--- begin Supplied data ---

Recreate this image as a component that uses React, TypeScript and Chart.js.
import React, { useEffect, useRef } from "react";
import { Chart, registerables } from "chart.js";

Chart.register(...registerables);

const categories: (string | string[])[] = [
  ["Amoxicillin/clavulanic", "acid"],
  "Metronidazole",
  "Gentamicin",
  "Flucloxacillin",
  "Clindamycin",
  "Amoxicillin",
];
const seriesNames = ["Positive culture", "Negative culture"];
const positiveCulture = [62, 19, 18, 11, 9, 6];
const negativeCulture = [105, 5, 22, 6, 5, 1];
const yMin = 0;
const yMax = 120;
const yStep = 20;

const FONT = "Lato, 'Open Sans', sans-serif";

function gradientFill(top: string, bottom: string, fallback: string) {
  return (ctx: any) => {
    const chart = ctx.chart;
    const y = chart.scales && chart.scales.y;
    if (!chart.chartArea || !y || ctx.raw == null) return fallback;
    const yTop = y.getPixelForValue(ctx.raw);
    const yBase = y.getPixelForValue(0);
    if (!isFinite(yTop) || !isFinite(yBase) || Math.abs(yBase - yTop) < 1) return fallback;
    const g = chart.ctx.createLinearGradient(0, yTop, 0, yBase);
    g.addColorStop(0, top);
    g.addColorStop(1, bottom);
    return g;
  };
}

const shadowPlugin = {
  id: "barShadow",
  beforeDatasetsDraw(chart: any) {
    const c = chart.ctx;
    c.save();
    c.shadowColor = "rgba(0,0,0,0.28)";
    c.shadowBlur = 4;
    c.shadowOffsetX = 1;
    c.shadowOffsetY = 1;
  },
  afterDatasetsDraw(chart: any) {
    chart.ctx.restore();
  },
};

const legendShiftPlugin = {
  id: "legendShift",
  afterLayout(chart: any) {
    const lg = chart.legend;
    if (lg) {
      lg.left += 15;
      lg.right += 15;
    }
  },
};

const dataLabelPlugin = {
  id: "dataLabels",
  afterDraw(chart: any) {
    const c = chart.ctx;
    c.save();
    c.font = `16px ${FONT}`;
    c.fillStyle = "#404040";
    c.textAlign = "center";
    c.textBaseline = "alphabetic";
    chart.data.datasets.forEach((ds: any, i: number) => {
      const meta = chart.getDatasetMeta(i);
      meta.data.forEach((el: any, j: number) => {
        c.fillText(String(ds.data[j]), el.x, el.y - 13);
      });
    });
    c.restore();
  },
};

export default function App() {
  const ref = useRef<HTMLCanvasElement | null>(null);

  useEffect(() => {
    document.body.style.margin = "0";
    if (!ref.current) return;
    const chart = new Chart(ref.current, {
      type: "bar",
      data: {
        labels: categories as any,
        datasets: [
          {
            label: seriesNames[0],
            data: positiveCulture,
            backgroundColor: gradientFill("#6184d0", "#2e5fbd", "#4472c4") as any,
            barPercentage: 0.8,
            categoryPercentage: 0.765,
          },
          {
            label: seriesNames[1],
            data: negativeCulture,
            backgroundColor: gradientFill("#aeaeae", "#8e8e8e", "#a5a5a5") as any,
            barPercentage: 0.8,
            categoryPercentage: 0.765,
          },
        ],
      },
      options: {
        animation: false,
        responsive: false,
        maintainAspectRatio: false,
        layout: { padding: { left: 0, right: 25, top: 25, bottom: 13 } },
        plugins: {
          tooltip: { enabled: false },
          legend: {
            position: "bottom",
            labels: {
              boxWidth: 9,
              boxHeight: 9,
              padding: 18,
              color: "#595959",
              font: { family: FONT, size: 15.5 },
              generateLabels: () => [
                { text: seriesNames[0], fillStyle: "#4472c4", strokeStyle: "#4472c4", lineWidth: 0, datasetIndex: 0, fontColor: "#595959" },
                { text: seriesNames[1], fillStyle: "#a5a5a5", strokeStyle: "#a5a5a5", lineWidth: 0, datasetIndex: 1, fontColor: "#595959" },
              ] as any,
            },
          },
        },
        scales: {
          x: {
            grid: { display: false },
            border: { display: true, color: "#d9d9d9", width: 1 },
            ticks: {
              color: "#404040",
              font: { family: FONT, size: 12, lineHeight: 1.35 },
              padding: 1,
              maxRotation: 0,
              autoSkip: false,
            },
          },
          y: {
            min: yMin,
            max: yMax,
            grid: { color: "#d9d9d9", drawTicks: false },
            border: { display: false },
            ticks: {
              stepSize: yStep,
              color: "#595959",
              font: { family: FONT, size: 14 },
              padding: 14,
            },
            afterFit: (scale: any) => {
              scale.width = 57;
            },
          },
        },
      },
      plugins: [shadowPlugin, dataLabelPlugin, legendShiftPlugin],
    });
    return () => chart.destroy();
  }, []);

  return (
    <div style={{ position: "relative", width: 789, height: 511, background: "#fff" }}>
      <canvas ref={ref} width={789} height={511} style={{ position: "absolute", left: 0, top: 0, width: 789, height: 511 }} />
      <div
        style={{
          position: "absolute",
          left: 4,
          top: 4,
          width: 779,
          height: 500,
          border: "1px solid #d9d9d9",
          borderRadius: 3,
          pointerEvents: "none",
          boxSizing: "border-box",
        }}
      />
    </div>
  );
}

--- end Supplied data ---
--- begin Supplied data ---

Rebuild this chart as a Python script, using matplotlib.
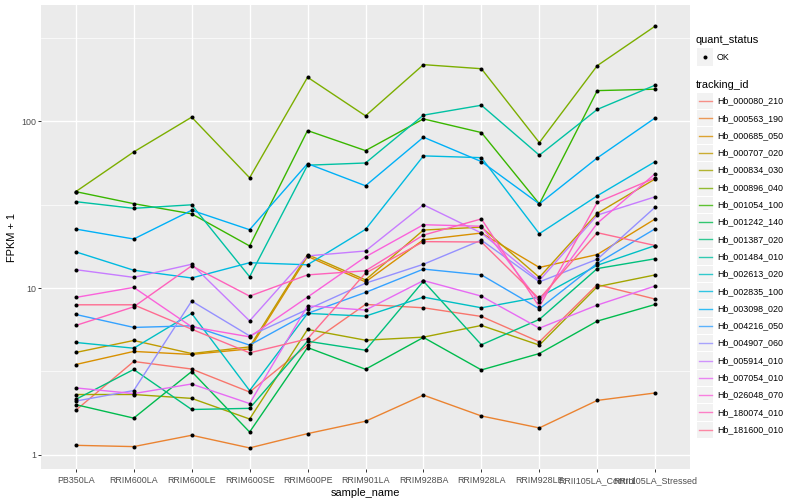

--- end Supplied data ---
--- begin Supplied data ---

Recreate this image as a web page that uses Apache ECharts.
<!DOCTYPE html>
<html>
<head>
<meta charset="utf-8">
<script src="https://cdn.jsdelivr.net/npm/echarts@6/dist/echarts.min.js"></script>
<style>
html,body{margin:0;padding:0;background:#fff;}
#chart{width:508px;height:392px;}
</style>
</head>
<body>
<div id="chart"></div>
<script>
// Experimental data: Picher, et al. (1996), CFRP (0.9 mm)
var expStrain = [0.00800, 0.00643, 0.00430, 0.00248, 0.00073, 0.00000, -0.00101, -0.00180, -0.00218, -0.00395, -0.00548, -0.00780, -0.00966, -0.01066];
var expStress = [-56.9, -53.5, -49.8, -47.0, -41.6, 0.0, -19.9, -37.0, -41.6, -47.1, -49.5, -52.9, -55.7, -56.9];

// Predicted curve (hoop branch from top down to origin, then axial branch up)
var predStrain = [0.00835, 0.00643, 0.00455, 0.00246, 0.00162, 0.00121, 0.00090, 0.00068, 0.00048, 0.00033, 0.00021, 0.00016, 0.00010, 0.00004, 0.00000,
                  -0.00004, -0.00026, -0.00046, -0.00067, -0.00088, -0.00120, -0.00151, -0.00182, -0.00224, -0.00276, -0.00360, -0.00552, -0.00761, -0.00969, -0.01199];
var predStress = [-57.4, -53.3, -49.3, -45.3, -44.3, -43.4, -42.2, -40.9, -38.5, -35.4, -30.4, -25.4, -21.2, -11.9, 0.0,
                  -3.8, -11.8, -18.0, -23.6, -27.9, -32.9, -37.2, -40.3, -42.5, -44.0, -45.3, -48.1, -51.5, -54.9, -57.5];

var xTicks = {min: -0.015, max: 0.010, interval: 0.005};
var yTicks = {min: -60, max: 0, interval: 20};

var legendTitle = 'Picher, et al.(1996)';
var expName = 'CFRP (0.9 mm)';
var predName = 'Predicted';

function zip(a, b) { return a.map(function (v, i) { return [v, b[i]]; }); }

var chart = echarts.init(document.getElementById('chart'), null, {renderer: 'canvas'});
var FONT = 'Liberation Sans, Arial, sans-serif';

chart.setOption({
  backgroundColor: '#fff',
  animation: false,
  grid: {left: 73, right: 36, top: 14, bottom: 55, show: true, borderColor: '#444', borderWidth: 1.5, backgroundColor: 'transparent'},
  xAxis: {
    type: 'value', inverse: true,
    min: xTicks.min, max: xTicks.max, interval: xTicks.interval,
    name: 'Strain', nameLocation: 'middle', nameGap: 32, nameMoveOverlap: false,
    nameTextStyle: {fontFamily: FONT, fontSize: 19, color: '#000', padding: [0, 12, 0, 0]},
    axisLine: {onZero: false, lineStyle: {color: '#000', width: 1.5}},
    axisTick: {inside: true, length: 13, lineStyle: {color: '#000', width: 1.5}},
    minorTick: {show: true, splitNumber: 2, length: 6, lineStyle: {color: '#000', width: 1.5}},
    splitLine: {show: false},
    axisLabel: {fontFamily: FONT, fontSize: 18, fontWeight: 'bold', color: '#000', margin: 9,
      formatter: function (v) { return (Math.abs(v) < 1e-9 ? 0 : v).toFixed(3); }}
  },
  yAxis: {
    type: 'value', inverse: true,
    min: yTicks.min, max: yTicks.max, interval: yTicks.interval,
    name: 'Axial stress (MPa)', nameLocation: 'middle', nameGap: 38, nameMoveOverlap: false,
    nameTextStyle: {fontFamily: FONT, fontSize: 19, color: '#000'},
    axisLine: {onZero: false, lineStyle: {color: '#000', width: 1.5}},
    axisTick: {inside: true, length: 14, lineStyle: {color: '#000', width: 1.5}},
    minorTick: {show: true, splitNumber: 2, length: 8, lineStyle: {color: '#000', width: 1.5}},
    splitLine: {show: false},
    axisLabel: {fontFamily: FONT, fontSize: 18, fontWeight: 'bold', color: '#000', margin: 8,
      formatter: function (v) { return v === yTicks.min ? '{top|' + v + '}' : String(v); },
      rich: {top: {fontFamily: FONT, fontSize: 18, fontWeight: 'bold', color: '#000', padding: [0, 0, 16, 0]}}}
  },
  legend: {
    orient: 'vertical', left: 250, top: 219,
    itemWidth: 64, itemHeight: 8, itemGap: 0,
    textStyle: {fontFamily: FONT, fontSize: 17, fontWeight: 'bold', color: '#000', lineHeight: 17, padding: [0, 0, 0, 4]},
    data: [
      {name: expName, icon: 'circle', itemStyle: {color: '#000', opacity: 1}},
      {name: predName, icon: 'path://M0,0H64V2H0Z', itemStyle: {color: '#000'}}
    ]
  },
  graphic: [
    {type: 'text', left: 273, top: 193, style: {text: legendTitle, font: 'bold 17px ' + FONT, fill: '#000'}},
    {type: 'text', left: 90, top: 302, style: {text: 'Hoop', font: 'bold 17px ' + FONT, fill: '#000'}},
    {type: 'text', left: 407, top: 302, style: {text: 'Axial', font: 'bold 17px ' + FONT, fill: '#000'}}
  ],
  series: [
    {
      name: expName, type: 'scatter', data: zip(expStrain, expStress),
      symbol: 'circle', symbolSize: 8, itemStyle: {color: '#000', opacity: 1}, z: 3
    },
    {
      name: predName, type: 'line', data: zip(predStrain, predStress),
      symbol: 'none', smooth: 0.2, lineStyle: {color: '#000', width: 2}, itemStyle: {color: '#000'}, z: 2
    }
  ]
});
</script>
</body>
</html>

--- end Supplied data ---

**Brief:**
Above are some lines. Repeat exactly, and only, those from the line that has "Recreate this image as a web" through the line that has "-52.9, -55.7, -56.9];".

**Response:**
Recreate this image as a web page that uses Apache ECharts.
<!DOCTYPE html>
<html>
<head>
<meta charset="utf-8">
<script src="https://cdn.jsdelivr.net/npm/echarts@6/dist/echarts.min.js"></script>
<style>
html,body{margin:0;padding:0;background:#fff;}
#chart{width:508px;height:392px;}
</style>
</head>
<body>
<div id="chart"></div>
<script>
// Experimental data: Picher, et al. (1996), CFRP (0.9 mm)
var expStrain = [0.00800, 0.00643, 0.00430, 0.00248, 0.00073, 0.00000, -0.00101, -0.00180, -0.00218, -0.00395, -0.00548, -0.00780, -0.00966, -0.01066];
var expStress = [-56.9, -53.5, -49.8, -47.0, -41.6, 0.0, -19.9, -37.0, -41.6, -47.1, -49.5, -52.9, -55.7, -56.9];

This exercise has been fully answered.